Aside from the technical stuff, these all sound like valuable soft skills that were learned/applied in addition to the technical achievement. I'd say both the professor & students did a good job here.
What's hard for me to say is what year this is. In my old engineering school there was a final project in years 3 & 4. Your team would pick some kind of vague final project (with consultation from your teacher), you'd get a budget for materials + connections to companies/vendors for sponsorship, & then go about building your concept. That's a bit more complex than this but also lasts 1.5 years and happens largely outside of school. This blog post is about a project done within the context of 1 subject AFAICT. That makes it way more impressive.
Students at this level simply don't yet (at least generally) have the experience nor a good understanding of the space to understand what are more significant problems to go tackle. From what I've seen you usually start that journey as a masters/PhD student.
Jp uni students typically write a thesis in the fourth/final year (is it called senior in the US?). This project is for the third year (junior in the US?). Probably there is also a difference between a (e.g. mechanical) engineering and a CS department. A typical CS conference paper does not need 1.5 year from initiation to publication, while I understand a mech work will need a lot more time. I moved from B.Eng to CS. With a proper guidance that lets a student focus on a particular subject (a research theme is given by the advisor), they do incredible work, although they may not have a broader view of the research field yet.
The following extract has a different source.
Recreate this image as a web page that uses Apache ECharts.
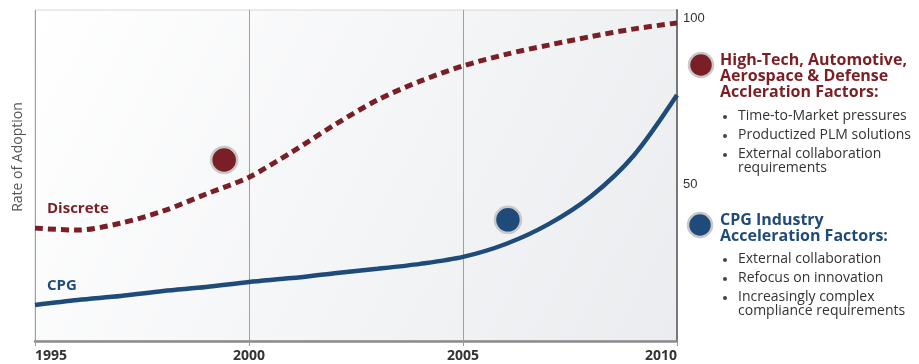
<!DOCTYPE html>
<html>
<head>
<meta charset="utf-8">
<script src="https://cdn.jsdelivr.net/npm/echarts@6/dist/echarts.min.js"></script>
<style>
  html, body { margin: 0; padding: 0; background: #fff; }
  #chart { width: 919px; height: 364px; }
</style>
</head>
<body>
<div id="chart"></div>
<script>
const years = [1995, 1996, 1997, 1998, 1999, 2000, 2001, 2002, 2003, 2004, 2005, 2006, 2007, 2008, 2009, 2010]
const discrete = [34.1, 33.5, 35.6, 39.3, 44.4, 49.5, 57.1, 65.3, 72.8, 78.5, 83.1, 86.6, 89.4, 92.0, 94.3, 96.1]
const cpg = [10.9, 12.4, 13.6, 15.1, 16.3, 17.8, 19.0, 20.5, 21.8, 23.3, 25.4, 29.3, 35.3, 43.8, 56.2, 74.3]
const markers = [[1999.42, 54.7], [2006.05, 36.6]]
const yTicks = [0, 50, 100]

const hiTechTitle = ['High-Tech, Automotive,', 'Aerospace & Defense', 'Accleration Factors:']
const hiTechItems = ['Time-to-Market pressures', 'Productized PLM solutions', 'External collaboration\nrequirements']
const cpgTitle = ['CPG Industry', 'Acceleration Factors:']
const cpgItems = ['External collaboration', 'Refocus on innovation', 'Increasingly complex\ncompliance requirements']

const RED = '#7a1f25'
const BLUE = '#1f4b7a'
const FONT = '"Open Sans", "DejaVu Sans", sans-serif'

const chart = echarts.init(document.getElementById('chart'))

function bullets (items, top) {
  const out = []
  let y = top
  items.forEach(t => {
    out.push({ type: 'circle', shape: { cx: 725, cy: y - 1, r: 2 }, style: { fill: '#444' } })
    out.push({
      type: 'text', left: 738, top: y - 9,
      style: { text: t, font: '14px ' + FONT, fill: '#333', lineHeight: 14 }
    })
    y += t.includes('\n') ? 33 : 19
  })
  return out
}

const options = {
  backgroundColor: '#fff',
  animation: false,
  grid: {
    left: 35, right: 242, top: 10, bottom: 23,
    show: true,
    borderColor: '#d8d8d8',
    borderWidth: 1,
    backgroundColor: new echarts.graphic.LinearGradient(0, 0, 1, 1, [
      { offset: 0, color: '#ffffff' },
      { offset: 1, color: '#eaecef' }
    ])
  },
  xAxis: {
    type: 'value',
    min: 1995, max: 2010, interval: 5,
    axisLine: { show: true, onZero: false, lineStyle: { color: '#8a8a8a', width: 2.5 } },
    axisTick: { show: true, length: 5, lineStyle: { color: '#9a9a9a' } },
    splitLine: { show: true, lineStyle: { color: '#a0a0a0', width: 1 } },
    axisLabel: {
      color: '#333', fontSize: 14, fontWeight: 'bold', fontFamily: FONT, margin: 8,
      alignMinLabel: 'left', alignMaxLabel: 'right',
      formatter: v => String(v)
    }
  },
  yAxis: {
    type: 'value',
    position: 'right',
    min: yTicks[0], max: yTicks[2], interval: 50,
    axisLine: { show: true, lineStyle: { color: '#777', width: 2 } },
    axisTick: { show: false },
    splitLine: { show: false },
    axisLabel: {
      showMinLabel: false,
      color: '#333', fontSize: 13, fontFamily: 'Liberation Sans, Arial, sans-serif',
      margin: 6, verticalAlign: 'top', padding: [2, 0, 0, 0]
    }
  },
  series: [
    {
      name: 'Discrete',
      type: 'line',
      smooth: 0.3,
      symbol: 'none',
      data: years.map((y, i) => [y, discrete[i]]),
      lineStyle: { color: RED, width: 5, type: [8, 5], cap: 'butt' },
      z: 3
    },
    {
      name: 'CPG',
      type: 'line',
      smooth: 0.3,
      symbol: 'none',
      data: years.map((y, i) => [y, cpg[i]]),
      lineStyle: { color: BLUE, width: 4.5 },
      z: 3
    },
    {
      type: 'scatter',
      symbolSize: 26,
      data: [
        { value: markers[0], itemStyle: { color: RED } },
        { value: markers[1], itemStyle: { color: BLUE } }
      ],
      itemStyle: { borderColor: '#c8c8c8', borderWidth: 2.5, opacity: 1 },
      z: 4
    }
  ],
  graphic: [
    {
      type: 'text', x: 18, y: 157, rotation: Math.PI / 2,
      style: { text: 'Rate of Adoption', font: '14px ' + FONT, fill: '#555', align: 'center', verticalAlign: 'middle' }
    },
    {
      type: 'text', left: 47, top: 201,
      style: { text: 'Discrete', font: 'bold 15px ' + FONT, fill: RED }
    },
    {
      type: 'text', left: 47, top: 278,
      style: { text: 'CPG', font: 'bold 15px ' + FONT, fill: BLUE }
    },
    {
      type: 'circle', shape: { cx: 701, cy: 65, r: 12 },
      style: { fill: RED, stroke: '#c8c8c8', lineWidth: 2.5 }
    },
    {
      type: 'text', left: 720, top: 52,
      style: { text: hiTechTitle.join('\n'), font: 'bold 16px ' + FONT, fill: RED, lineHeight: 16 }
    },
    ...bullets(hiTechItems, 118),
    {
      type: 'circle', shape: { cx: 700, cy: 225, r: 12 },
      style: { fill: BLUE, stroke: '#c8c8c8', lineWidth: 2.5 }
    },
    {
      type: 'text', left: 720, top: 212,
      style: { text: cpgTitle.join('\n'), font: 'bold 16px ' + FONT, fill: BLUE, lineHeight: 16 }
    },
    ...bullets(cpgItems, 261)
  ]
}

chart.setOption(options)
</script>
</body>
</html>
> These students are obviously smarter than the average student,
And yes these national university students are the top brains of the country. BTW, I am very sad that typical Japanese corporate organization basically rejects them as they are too smart and do not fit in their age-based structure. The author is in Microsoft anyways.
Perhaps at some point one would expect students to invent something new, but it's generally after the OS/arch classes where you do things like implement toy OSes or toy CPUs. :P
I'm glad we can do whatever we find fun or interesting or because we want to learn it, rather than being told by someone like you that we're not allowed.
> I would expect more of them, like inventing new OS concepts
We're talking about undergraduates, not researchers.
I hope that the code in the commons can continue to become more modular to the point that is is practical to try out some fresh ideas with like a library OS / exokernel that provides all non-novel bits without constraining the design space.
That is one of the ideas at the very heart of hacker culture—doing things just because you can.
If you had a say you might point to Multics and shutdown the Unix project altogether, fortunately, you did not.
The Elements of Computing Systems: Building a Modern Computer from First Principles https://www.amazon.com/dp/0262640686/ref=cm_sw_r_cp_api_i_yH...
I saw there’s a highly rated Coursera version too (I prefer books to videos so I haven’t looked at it)
The paradox of any performance that seems effortless, is that tons of effort invariably went into producing that effect. Good going mate!
I would prefer if tool chain works on linux ?
The situation is slowly improving and there are various university research groups and corporations that have released larger amounts of open source code that one can use as a starting point:
- https://github.com/openhwgroup/cva6 (mostly done by ETHZ people initially, also see https://github.com/pulp-platform/pulpino)
- https://github.com/chipsalliance/Cores-SweRV-EL2 (one of several high quality open-source RISC-V cores by Western Digital)
- https://github.com/chipsalliance/rocket-chip (UCB by initial creators of RISC-V)
- https://github.com/electronicvisions/nux (POWER based embedded processor, that we have used in several neuromorphic chip tapeouts (silicon proven))
On the tooling side one great thing that happened is that the verilator open source simulator has gained a lot of traction.
On the hardware synthesis side some exciting developments are also happening, mostly driven by the desire of companies like Google to be vendor independent for their Deep learning accelerator designs and through funding by DARPA.
I see "cofee" written a bunch across the site is that some alternate spelling or just a typo?